▼▼▼

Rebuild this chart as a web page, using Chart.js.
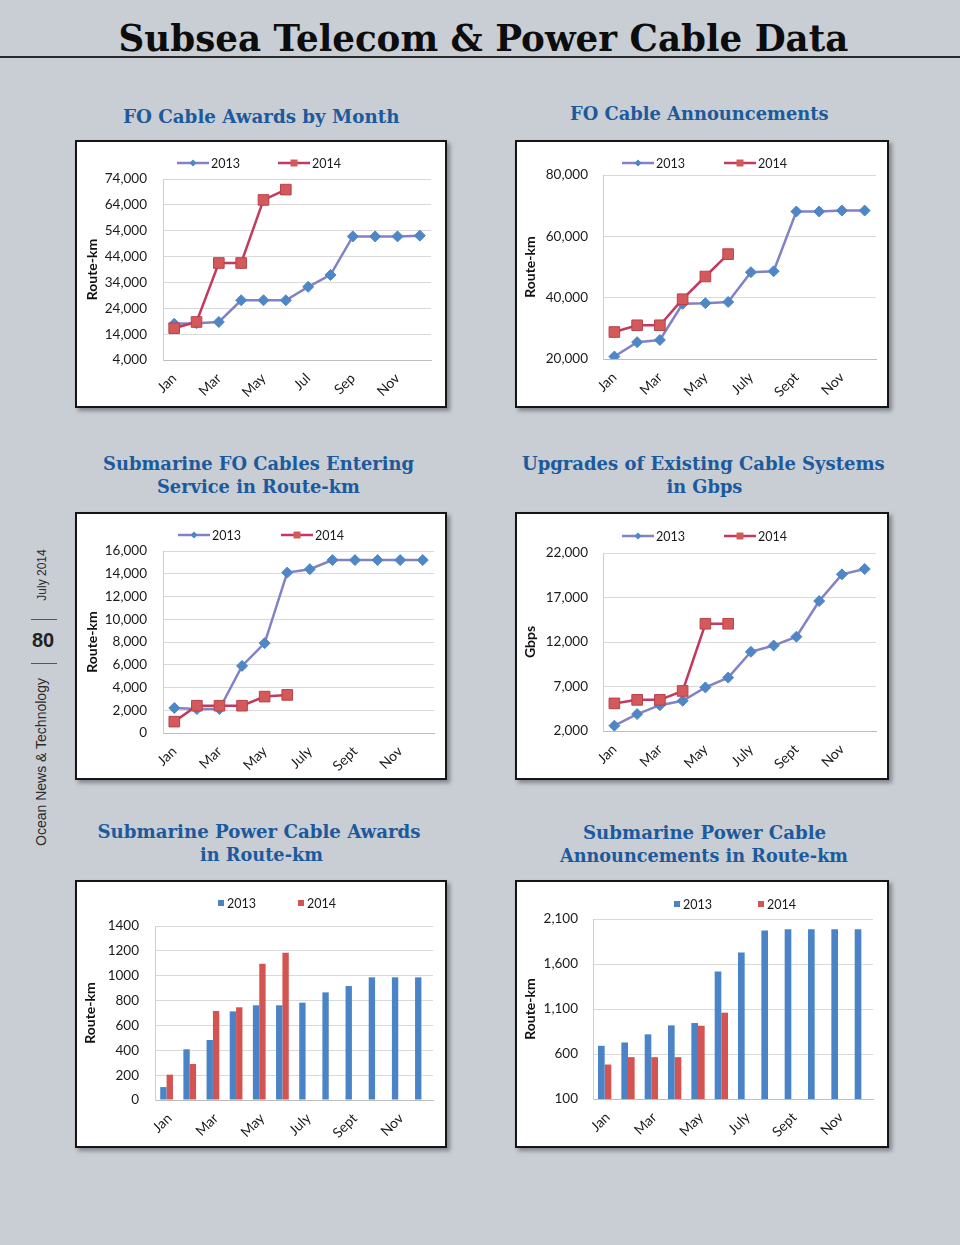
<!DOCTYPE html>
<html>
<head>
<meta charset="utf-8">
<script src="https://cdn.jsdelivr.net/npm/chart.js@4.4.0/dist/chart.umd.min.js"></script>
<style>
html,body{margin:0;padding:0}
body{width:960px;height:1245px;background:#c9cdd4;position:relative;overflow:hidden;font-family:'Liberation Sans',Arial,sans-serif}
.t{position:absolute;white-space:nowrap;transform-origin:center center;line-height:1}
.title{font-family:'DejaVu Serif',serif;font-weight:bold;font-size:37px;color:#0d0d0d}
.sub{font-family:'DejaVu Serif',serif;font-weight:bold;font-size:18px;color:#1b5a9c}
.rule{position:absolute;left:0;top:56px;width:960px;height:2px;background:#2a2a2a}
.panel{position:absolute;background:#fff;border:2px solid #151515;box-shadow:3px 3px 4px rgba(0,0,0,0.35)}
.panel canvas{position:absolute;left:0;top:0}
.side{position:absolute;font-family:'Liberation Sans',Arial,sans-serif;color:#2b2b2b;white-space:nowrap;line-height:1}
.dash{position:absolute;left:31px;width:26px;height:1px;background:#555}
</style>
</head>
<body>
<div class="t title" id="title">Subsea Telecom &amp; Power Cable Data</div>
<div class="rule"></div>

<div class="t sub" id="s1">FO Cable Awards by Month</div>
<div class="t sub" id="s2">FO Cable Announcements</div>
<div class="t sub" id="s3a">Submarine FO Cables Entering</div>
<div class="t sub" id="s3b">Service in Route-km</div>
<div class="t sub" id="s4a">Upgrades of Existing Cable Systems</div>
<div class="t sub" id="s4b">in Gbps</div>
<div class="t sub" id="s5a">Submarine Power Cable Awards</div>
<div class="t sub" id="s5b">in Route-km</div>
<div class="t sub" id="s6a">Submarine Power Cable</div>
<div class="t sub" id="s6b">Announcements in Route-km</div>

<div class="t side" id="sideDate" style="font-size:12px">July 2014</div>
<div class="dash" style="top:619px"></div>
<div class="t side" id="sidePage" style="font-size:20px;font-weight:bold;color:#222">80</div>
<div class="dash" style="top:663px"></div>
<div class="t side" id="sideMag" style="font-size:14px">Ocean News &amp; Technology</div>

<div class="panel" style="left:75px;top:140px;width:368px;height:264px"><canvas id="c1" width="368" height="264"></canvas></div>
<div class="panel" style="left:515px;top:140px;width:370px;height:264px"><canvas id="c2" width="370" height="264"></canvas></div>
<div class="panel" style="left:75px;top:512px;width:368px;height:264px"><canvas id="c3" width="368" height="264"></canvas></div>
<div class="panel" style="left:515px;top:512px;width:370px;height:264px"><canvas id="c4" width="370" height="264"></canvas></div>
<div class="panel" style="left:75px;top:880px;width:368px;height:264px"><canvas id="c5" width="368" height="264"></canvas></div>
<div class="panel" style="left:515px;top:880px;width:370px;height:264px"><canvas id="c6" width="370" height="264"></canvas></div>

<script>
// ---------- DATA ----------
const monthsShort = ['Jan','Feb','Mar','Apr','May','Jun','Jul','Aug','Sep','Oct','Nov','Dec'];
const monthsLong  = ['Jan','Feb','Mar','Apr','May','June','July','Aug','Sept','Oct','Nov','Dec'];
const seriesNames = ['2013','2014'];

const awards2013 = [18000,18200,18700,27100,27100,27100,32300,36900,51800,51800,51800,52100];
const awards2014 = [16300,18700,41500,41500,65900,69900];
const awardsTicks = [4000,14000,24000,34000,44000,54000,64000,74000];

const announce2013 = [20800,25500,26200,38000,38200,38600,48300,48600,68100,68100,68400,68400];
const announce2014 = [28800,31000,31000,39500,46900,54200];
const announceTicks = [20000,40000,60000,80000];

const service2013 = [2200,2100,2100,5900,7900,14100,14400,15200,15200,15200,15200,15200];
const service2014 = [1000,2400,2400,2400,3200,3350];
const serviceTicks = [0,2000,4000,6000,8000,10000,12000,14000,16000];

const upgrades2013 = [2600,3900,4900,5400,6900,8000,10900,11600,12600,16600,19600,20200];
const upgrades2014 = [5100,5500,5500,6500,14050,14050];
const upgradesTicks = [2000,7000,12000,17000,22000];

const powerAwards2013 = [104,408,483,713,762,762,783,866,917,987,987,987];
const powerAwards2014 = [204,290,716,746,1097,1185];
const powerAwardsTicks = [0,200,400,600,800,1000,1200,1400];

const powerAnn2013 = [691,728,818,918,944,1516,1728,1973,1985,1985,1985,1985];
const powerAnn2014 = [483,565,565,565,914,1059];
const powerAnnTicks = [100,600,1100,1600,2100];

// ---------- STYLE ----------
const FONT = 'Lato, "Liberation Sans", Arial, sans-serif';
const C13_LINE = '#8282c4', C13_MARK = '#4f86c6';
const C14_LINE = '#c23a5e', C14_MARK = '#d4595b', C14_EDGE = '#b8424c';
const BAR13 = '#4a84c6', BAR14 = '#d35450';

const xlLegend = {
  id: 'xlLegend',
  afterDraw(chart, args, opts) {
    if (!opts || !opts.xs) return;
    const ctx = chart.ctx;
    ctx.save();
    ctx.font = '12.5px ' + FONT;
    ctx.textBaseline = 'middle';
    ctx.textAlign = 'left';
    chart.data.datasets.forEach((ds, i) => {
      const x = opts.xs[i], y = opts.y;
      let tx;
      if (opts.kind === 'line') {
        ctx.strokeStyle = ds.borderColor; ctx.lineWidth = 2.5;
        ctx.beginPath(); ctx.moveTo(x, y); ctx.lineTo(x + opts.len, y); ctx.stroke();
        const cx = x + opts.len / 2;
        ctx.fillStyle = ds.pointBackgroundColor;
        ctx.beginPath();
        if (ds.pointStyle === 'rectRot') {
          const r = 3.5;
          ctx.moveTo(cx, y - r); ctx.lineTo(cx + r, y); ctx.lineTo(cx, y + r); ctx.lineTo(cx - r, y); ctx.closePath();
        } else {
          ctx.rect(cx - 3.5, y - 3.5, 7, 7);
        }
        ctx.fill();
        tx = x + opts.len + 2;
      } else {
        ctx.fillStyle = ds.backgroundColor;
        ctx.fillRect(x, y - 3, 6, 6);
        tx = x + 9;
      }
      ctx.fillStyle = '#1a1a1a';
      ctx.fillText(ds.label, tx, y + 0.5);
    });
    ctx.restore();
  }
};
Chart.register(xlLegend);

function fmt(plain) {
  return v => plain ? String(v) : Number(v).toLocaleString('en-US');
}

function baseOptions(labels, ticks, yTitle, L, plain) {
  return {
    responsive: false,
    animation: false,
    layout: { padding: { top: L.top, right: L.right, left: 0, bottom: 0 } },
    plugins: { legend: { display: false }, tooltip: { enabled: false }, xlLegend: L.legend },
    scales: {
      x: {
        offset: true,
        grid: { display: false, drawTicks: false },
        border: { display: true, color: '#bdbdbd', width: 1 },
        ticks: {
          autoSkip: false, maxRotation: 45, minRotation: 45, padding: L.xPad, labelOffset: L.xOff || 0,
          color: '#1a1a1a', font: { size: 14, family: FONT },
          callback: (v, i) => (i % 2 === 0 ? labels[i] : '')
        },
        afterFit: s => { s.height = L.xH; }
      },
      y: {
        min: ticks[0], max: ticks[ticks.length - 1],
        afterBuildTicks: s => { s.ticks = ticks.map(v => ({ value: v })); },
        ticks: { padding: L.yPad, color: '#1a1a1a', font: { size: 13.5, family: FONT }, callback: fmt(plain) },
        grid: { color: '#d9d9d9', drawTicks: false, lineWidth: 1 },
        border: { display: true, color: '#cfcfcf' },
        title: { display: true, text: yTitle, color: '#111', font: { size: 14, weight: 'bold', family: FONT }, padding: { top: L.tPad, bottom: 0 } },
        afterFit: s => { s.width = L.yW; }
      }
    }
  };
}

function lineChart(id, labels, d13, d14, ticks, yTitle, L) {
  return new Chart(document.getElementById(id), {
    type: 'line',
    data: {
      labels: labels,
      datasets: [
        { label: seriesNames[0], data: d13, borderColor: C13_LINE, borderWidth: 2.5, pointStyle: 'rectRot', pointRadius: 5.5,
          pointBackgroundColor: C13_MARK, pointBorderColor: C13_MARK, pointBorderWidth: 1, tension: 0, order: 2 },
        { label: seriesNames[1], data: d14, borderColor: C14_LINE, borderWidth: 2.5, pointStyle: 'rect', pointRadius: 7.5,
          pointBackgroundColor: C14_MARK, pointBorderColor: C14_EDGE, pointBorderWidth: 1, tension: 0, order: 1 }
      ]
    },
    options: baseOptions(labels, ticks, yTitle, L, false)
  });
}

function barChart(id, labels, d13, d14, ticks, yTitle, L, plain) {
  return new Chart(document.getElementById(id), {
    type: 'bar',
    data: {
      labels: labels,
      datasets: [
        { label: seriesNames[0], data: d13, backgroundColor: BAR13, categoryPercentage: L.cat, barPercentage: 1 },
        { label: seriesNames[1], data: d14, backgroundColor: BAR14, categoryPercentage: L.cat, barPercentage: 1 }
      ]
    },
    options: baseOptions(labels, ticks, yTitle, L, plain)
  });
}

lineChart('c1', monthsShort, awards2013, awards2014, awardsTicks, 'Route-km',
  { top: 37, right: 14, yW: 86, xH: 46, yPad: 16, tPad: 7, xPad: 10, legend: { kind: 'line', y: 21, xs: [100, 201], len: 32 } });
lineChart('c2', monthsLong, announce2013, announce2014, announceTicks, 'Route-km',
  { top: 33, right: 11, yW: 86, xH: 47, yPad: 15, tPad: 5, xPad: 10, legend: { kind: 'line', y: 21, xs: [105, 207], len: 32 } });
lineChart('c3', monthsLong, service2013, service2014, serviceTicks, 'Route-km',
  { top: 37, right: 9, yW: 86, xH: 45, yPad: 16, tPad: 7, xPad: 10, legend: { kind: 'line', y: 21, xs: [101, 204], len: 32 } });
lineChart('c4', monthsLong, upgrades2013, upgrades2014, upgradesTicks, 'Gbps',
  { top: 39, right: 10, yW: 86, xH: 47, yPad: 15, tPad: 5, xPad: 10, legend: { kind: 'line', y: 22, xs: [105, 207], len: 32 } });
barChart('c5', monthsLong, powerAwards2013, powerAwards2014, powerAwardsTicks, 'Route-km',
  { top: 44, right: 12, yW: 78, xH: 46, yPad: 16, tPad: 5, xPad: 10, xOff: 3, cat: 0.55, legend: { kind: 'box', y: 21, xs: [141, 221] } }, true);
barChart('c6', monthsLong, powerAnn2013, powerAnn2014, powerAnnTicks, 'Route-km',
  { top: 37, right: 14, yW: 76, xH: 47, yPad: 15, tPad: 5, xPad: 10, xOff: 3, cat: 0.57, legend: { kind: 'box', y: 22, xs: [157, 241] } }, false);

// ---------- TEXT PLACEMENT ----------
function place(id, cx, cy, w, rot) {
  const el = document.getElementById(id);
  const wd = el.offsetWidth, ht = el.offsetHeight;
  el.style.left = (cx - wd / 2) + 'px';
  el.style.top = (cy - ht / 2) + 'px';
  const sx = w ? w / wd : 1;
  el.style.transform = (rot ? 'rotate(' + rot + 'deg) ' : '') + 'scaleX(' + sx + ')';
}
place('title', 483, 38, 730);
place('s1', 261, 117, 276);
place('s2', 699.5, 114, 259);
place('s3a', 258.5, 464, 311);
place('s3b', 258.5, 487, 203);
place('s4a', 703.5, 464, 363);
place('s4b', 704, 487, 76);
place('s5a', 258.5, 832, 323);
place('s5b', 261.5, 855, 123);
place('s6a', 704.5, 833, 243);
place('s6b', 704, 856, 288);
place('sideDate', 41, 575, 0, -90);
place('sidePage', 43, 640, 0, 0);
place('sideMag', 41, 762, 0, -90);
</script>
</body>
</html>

▲▲▲
▼▼▼

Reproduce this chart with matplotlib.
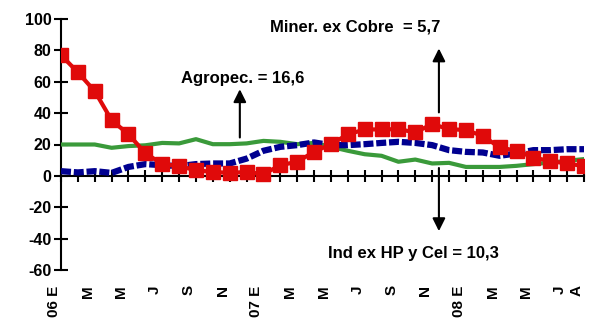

▲▲▲

Required task:
Find all lines with "this" in them and copy each one.

Finished exercise:
Rebuild this chart as a web page, using Chart.js.
Reproduce this chart with matplotlib.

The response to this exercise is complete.